As part of its ongoing maintenance activities, the Environmental Division of Pinellas County Public Works Department (PCPWD) wished to rehabilitate the existing stormwater pond that provided water quality treatment to the bridge’s north end.
The Challenge
The County faced two specific problems with the existing stormwater pond. First, while the existing system provided treatment, it also short-circuited and sent water back into Old Tampa Bay prematurely. Second, trash and sediment were washing off the bridge, collecting along the side and eventually going into the retention pond, filling it up.
The PCPWD considered its options. Large fiberglass pipes could take the stormwater under the bridge, but large volume pushed the water directly into the bay. Site limitations prohibited expansion of the pond. A treatment plan could not be put on the bridge. Plus, stormwater had to stay off the bridge for safety reasons.
The Solution
The county installed a Continuous Deflective Separation (CDS) stormwater treatment device that uses hydraulic techniques in a compact footprint to treat large stormwater flow volume. “We’ve used other such units down here, and they work well,” ” said Sr. Engineer Mike Maroney, P.E., of PCPWD’s Surface Water Division.
A Contech engineer worked closely with County staff to understand the objectives, design challenges and site data to effectively treat the 13 acres of bridge deck. After reviewing multiple CDS models, the County selected the CDS PSW70_70, that has a rated treatment capacity of 26 cubic feet per second. Further, this device was selected based on its ability to treat the first inch and a half of runoff, which mimics the level of service provided by the stormwater pond.
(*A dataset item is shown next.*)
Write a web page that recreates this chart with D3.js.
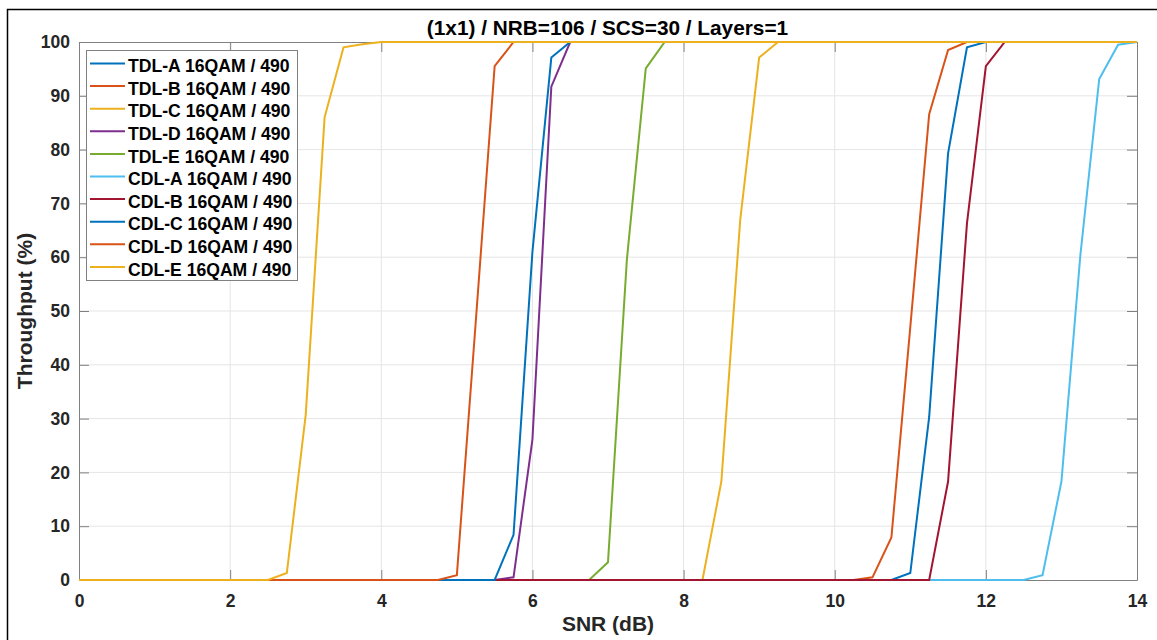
<!DOCTYPE html>
<html>
<head>
<meta charset="utf-8">
<script src="https://d3js.org/d3.v7.min.js"></script>
<style>
  body { margin: 0; background: #fff; }
  svg { display: block; font-family: "Liberation Sans", Arial, sans-serif; }
</style>
</head>
<body>
<div id="chart"></div>
<script>
// SNR grid (dB), 0 .. 14 in 0.25 steps
const snr = d3.range(0, 14.001, 0.25);

// Each series: zero below "start", then the listed throughput values (%), then 100
const seriesNames = [
  "TDL-A 16QAM / 490", "TDL-B 16QAM / 490", "TDL-C 16QAM / 490", "TDL-D 16QAM / 490",
  "TDL-E 16QAM / 490", "CDL-A 16QAM / 490", "CDL-B 16QAM / 490", "CDL-C 16QAM / 490",
  "CDL-D 16QAM / 490", "CDL-E 16QAM / 490"
];
const seriesColors = [
  "#0072BD", "#D95319", "#EDB120", "#7E2F8E", "#77AC30",
  "#4DBEEE", "#A2142F", "#0072BD", "#D95319", "#EDB120"
];
// transition region for each series: first SNR of the listed points, then values
const tdlA = { start: 10.75, vals: [0, 1.3, 30.3, 79.3, 99.0] };
const tdlB = { start: 10.25, vals: [0, 0.5, 7.9, 47.0, 86.6, 98.5] };
const tdlC = { start: 8.25, vals: [0, 18.3, 67.0, 97.1] };
const tdlD = { start: 5.5, vals: [0, 0.5, 26.1, 91.7] };
const tdlE = { start: 6.75, vals: [0, 3.3, 59.6, 95.1] };
const cdlA = { start: 12.5, vals: [0, 0.9, 18.3, 60.3, 93.1, 99.5] };
const cdlB = { start: 11.25, vals: [0, 18.3, 66.3, 95.5] };
const cdlC = { start: 5.5, vals: [0, 8.4, 61.0, 97.1] };
const cdlD = { start: 4.75, vals: [0, 0.9, 48.0, 95.5] };
const cdlE = { start: 2.5, vals: [0, 1.3, 30.7, 86.0, 99.0, 99.6] };

const transitions = [tdlA, tdlB, tdlC, tdlD, tdlE, cdlA, cdlB, cdlC, cdlD, cdlE];

const xTicks = [0, 2, 4, 6, 8, 10, 12, 14];
const yTicks = [0, 10, 20, 30, 40, 50, 60, 70, 80, 90, 100];

function buildValues(t) {
  return snr.map(s => {
    const i = Math.round((s - t.start) / 0.25);
    let v;
    if (i < 0) v = 0;
    else if (i < t.vals.length) v = t.vals[i];
    else v = 100;
    return { snr: s, value: v };
  });
}

const dataReady = seriesNames.map((name, k) => ({
  name: name,
  color: seriesColors[k],
  values: buildValues(transitions[k])
}));

const W = 1157, H = 640;
const margin = { top: 42, right: 20, bottom: 60, left: 79 },
      width = 1137 - margin.left,
      height = 580 - margin.top;

const root = d3.select("#chart").append("svg")
  .attr("width", W)
  .attr("height", H);

// figure frame (only top/left edges visible)
root.append("rect")
  .attr("x", 7.5).attr("y", 9.5)
  .attr("width", W + 20).attr("height", H + 20)
  .attr("fill", "none")
  .attr("stroke", "#000")
  .attr("stroke-width", 1.5);

const svg = root.append("g")
  .attr("transform", "translate(" + margin.left + "," + margin.top + ")");

const x = d3.scaleLinear().domain([0, 14]).range([0, width]);
const y = d3.scaleLinear().domain([0, 100]).range([height, 0]);

// grid
svg.append("g")
  .selectAll("line")
  .data(xTicks.slice(1, -1))
  .enter().append("line")
    .attr("x1", d => x(d)).attr("x2", d => x(d))
    .attr("y1", 0).attr("y2", height)
    .attr("stroke", "#e5e5e5").attr("stroke-width", 1);
svg.append("g")
  .selectAll("line")
  .data(yTicks.slice(1, -1))
  .enter().append("line")
    .attr("x1", 0).attr("x2", width)
    .attr("y1", d => y(d)).attr("y2", d => y(d))
    .attr("stroke", "#e5e5e5").attr("stroke-width", 1);

// axes (MATLAB style: ticks inside, box on)
const tickLen = 10;
function styleAxis(g) {
  g.select(".domain").attr("stroke", "#808080").attr("stroke-width", 1);
  g.selectAll(".tick line").attr("stroke", "#808080");
  g.selectAll("text")
    .attr("fill", "#262626")
    .style("font-size", "17.5px")
    .style("font-weight", "bold");
}

svg.append("g")
  .attr("transform", "translate(0," + height + ")")
  .call(d3.axisBottom(x).tickValues(xTicks).tickSize(-tickLen).tickSizeOuter(0).tickPadding(15))
  .call(styleAxis);
svg.append("g")
  .call(d3.axisTop(x).tickValues(xTicks).tickSize(-tickLen).tickSizeOuter(0).tickFormat(""))
  .call(styleAxis);
svg.append("g")
  .call(d3.axisLeft(y).tickValues(yTicks).tickSize(-tickLen).tickSizeOuter(0).tickPadding(9))
  .call(styleAxis);
svg.append("g")
  .attr("transform", "translate(" + width + ",0)")
  .call(d3.axisRight(y).tickValues(yTicks).tickSize(-tickLen).tickSizeOuter(0).tickFormat(""))
  .call(styleAxis);

// lines
const line = d3.line()
  .x(d => x(d.snr))
  .y(d => y(d.value));

svg.selectAll("myLines")
  .data(dataReady)
  .enter()
  .append("path")
    .attr("d", d => line(d.values))
    .attr("stroke", d => d.color)
    .style("stroke-width", 2)
    .style("stroke-linejoin", "miter")
    .style("fill", "none");

// legend
const lg = svg.append("g").attr("transform", "translate(7,8)");
lg.append("rect")
  .attr("x", 0.5).attr("y", 0.5)
  .attr("width", 211).attr("height", 230)
  .attr("fill", "#fff")
  .attr("stroke", "#808080")
  .attr("stroke-width", 1);
const items = lg.selectAll("myLegend")
  .data(dataReady)
  .enter()
  .append("g")
    .attr("transform", (d, i) => "translate(0," + (13.5 + i * 22.6) + ")");
items.append("line")
  .attr("x1", 4).attr("x2", 39)
  .attr("y1", 0).attr("y2", 0)
  .attr("stroke", d => d.color)
  .attr("stroke-width", 2);
items.append("text")
  .attr("x", 42).attr("y", 8.6)
  .text(d => d.name)
  .attr("fill", "#000")
  .style("font-size", "17.6px")
  .style("font-weight", "bold");

// title and axis labels
root.append("text")
  .attr("x", 607.5).attr("y", 35)
  .attr("text-anchor", "middle")
  .style("font-size", "20.8px").style("font-weight", "bold")
  .attr("fill", "#000")
  .text("(1x1) / NRB=106 / SCS=30 / Layers=1");

root.append("text")
  .attr("x", margin.left + width / 2).attr("y", 631)
  .attr("text-anchor", "middle")
  .style("font-size", "21px").style("font-weight", "bold")
  .attr("fill", "#262626")
  .text("SNR (dB)");

root.append("text")
  .attr("transform", "translate(32," + (margin.top + height / 2) + ") rotate(-90)")
  .attr("text-anchor", "middle")
  .style("font-size", "21px").style("font-weight", "bold")
  .attr("fill", "#262626")
  .text("Throughput (%)");
</script>
</body>
</html>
Contech assisted with preparation of the final bid documents, and event had a representative on-site while contractor Keystone Excavating was installing the device to ensure proper installation and help minimize potential construction delays.
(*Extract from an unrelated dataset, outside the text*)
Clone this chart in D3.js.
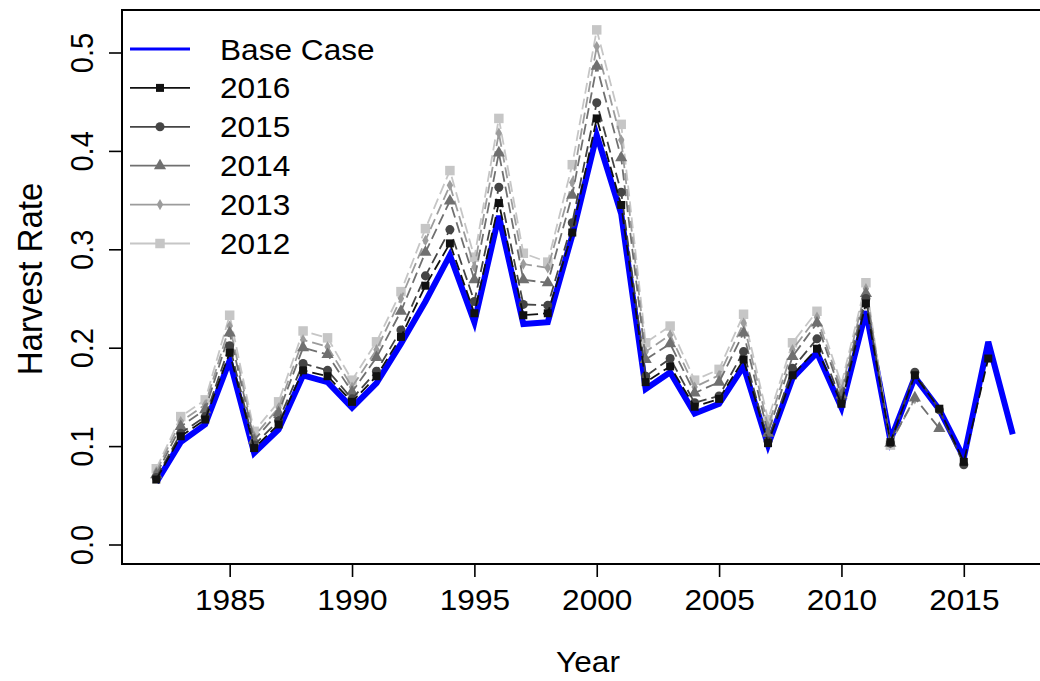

The majority of the installation was completed in one day, and the contractor finished the construction by making pipe connections and completing field-cast concrete work.
The Result
Maroney outlines some of the problems the highly-developed Pinellas County faces: “The area has a relatively high water table and, with all the construction that took place in the 1960s and ‘70s when there were no retention ponds required, a lot of the County is covered with impervious pavement. We have a lot of streams and creeks which are now eroding, then depositing sediment into the bay.”
Pinellas County received state funding assistance for the Bayside Bridge project.
“We’re very proud of our surface-water program, and we should be,” Maroney concludes. “However, we’re always fighting projects built in the ‘60s and ‘70s, when the goal was to get the water to the Gulf ASAP. Who knew about environmental impacts then?”